We see that in our gospel. Levi is collecting taxes, and while many Jews may have abhorred him, there is no indication that he was especially evil other than that he collected customs duties. But he hears a call from Jesus, “Follow me.” So he leaves his profession to follow Jesus, for intimacy with Jesus.
But if you are around Jesus you soon want others to share this, so he throws a banquet in honor of Jesus and invites his friends, the only friends he had: “tax collectors and others.” Now the Pharisees did not get this as an act of love for Jesus and for others. “Why do you eat and drink with tax collectors and sinners?” Ah, says Jesus, it is because they have a need and know their need: “Those who are healthy do not need a physician, but the sick do. I have not come to call the righteous to repentance but sinners.”
The Pharisees had need of Jesus to, but did not know their need, considered themselves righteous, and so are not called. These others knew of their needs and knew they were not righteous, so they are invited, for they are ready to hear the call to repentance.
Jesus knows that Levi’s act is an act of love and that he loves his friends as Jesus also did, so surely he granted them repentance.

Two points, then, to close:

First, all of our corporal and spiritual acts of mercy, whether done in Lent or at other times, are acts of love, love for God by being like God and showing love to others. It is all quite simple, but also quite difficult in that we may do them, not out of love for Jesus but out of conformity or to gain status in our religious community.

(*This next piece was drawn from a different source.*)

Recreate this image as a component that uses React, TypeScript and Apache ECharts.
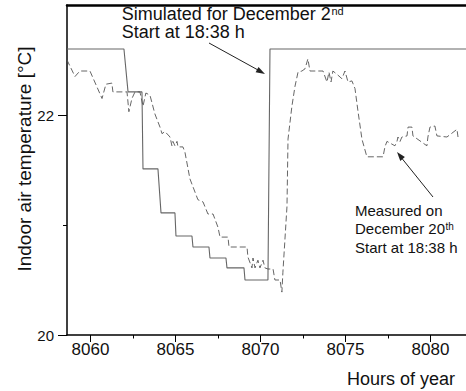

Second, we leave all to be with Jesus when we hear his call. We spend time with Jesus. We repent of our past. That is all well and good and that is where some orders may stop, such as the Poor Clares.
But most of us are called to spend time with Jesus but also to let his love in us overflow to others so we reach out evangelistically. It may not be as comfortable to reach out to those who know their need to Jesus and introduce them to the master, letting him speak to their hearts. It may generate some criticism. But normally we must have both sides of the coin, the being with and loving Jesus and the being with and loving the neighbor and bringing them to Jesus. (Contemplative orders, of course, do this through prayer.)
So in our Lenten journey let us remember that Lent is about being with Jesus and the journey inward of repentance and the reaching out to others in acts of love and mercy and ultimately bringing them to Jesus. This is the time to grow in both the inward and outward journey.